Du refus d'une position "euro-modérée", ou du conservatisme, quelle est la véritable ligne de fracture de ces personnalités par rapport aux LR ? 

En principe, ces personnalités sont pro-européennes, au sens de fédéraliste mais sans le dire. Elles prônent un transfert renforcé des compétences à Bruxelles et une consolidation de l'autorité supranationale, Commission, Parlement européen, Cour de Justice. De fait, ce débat n'a plus grand sens aujourd'hui. L'Union européenne est entrée dans une phase lourde de déstabilisation. Les vraies questions ne sont pas entre plus ou moins de pouvoirs à Bruxelles. Cette question est complètement dépassée. Les vraies questions sont de toute autre nature: qu'est-ce qu'une Europe sans le Royaume-Uni? Comment éviter la cassure entre le continent et le Royaume-Uni, de tous temps porteuse d'effroyables malheurs. Comment gérer la dissidence des pays d'Europe orientale, Pologne et Hongrie? Quelle attitude vis-à-vis de l'Italie? Comment traiter la question de l'hégémonie économique allemande sur le continent? Et l'après Merkel, la poussée "protestataire" en Allemagne? Quelle réponse au défi démographique et migratoire dans les années qui viennent? Il est probable que les responsables politiques de LR ressentent cette gigantesque mutation en train de se produire. Cependant, ils s'en tiennent au débat d'un autre âge sur la question de savoir s'il faut plus ou moins de transferts à la majorité qualifiée. C'est bien pratique: cela leur permet de se cantonner dans la posture, entre les européistes et les euroréalistes, et de se démarquer ainsi les uns des autres sans voir qu'autour d'eux un monde est en train de s'écrouler.

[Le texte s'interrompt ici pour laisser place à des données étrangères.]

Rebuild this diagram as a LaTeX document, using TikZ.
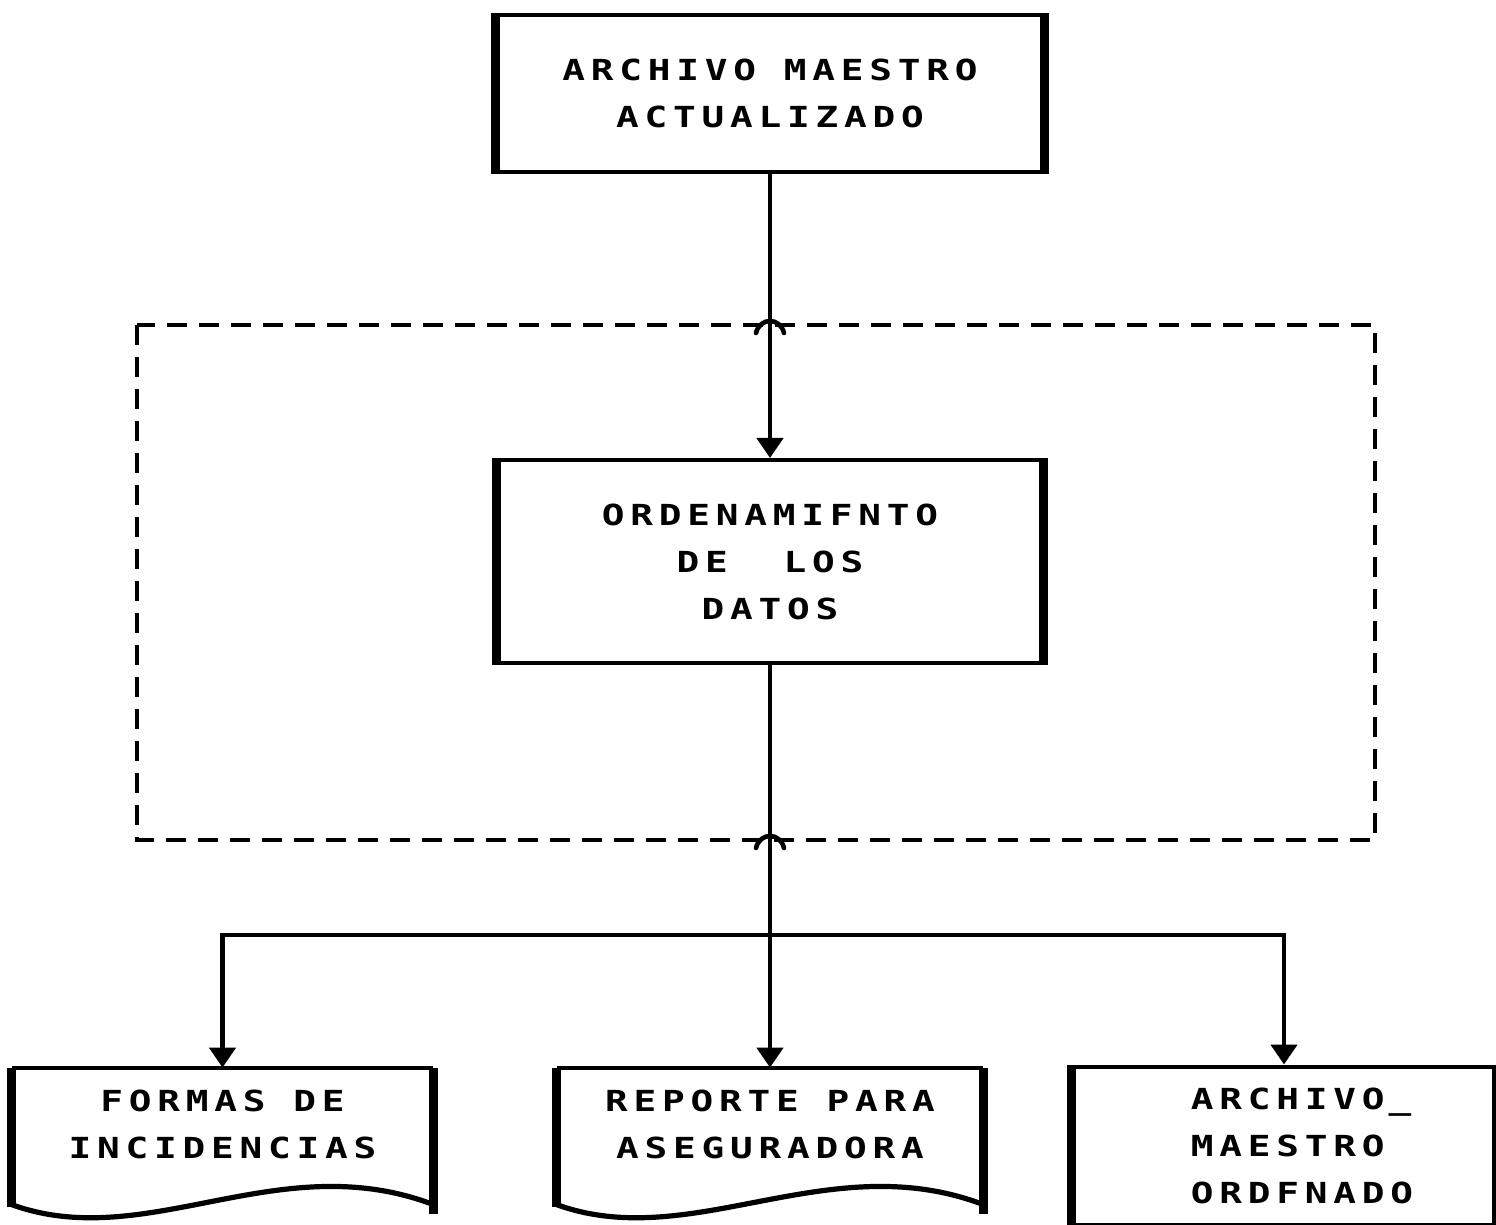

En quoi cette clarification est-elle souhaitable et nécessaire pour les LR ? 

C'est une question de survie pour les LR. On voit bien ce qui se passe aujourd'hui, le système politico-médiatique tente avec un acharnement qui fait froid dans le dos, d'enfermer chaque Français dans une alternative binaire: le bien européiste macronien ou le mal nationaliste lepéniste. Le matraquage élyséen sur ce thème, permanent, parfaitement relayé par les médias  bienpensants et conforté à coup de sondages quotidiens, vise à transformer l'élection du Parlement européen en un affrontement titanesque entre le ciel et l'enfer. LR risque son existence dans cette mystification. L'objectif est bien de pousser cette formation à se déchirer entre LREM et lepénisme pour disparaître une fois pour toute du paysage politique français et ainsi ouvrir la voie à une réélection paisible en 2022. Inutile de préciser que c'est à peu près tout ce qui compte aujourd'hui, infiniment plus que les enjeux européens... Cependant, la clarification a bien eu lieu, ou elle est en cours, et LR sera présent aux prochaines élections européennes. Même affaibli, l'essentiel est qu'il soit présent et qu'il offre aux Français la possibilité d'une troisième voie, celle de la lucidité contre l'entreprise d'abêtissement national en train d'écraser la vie politique française comme un rouleau compresseur.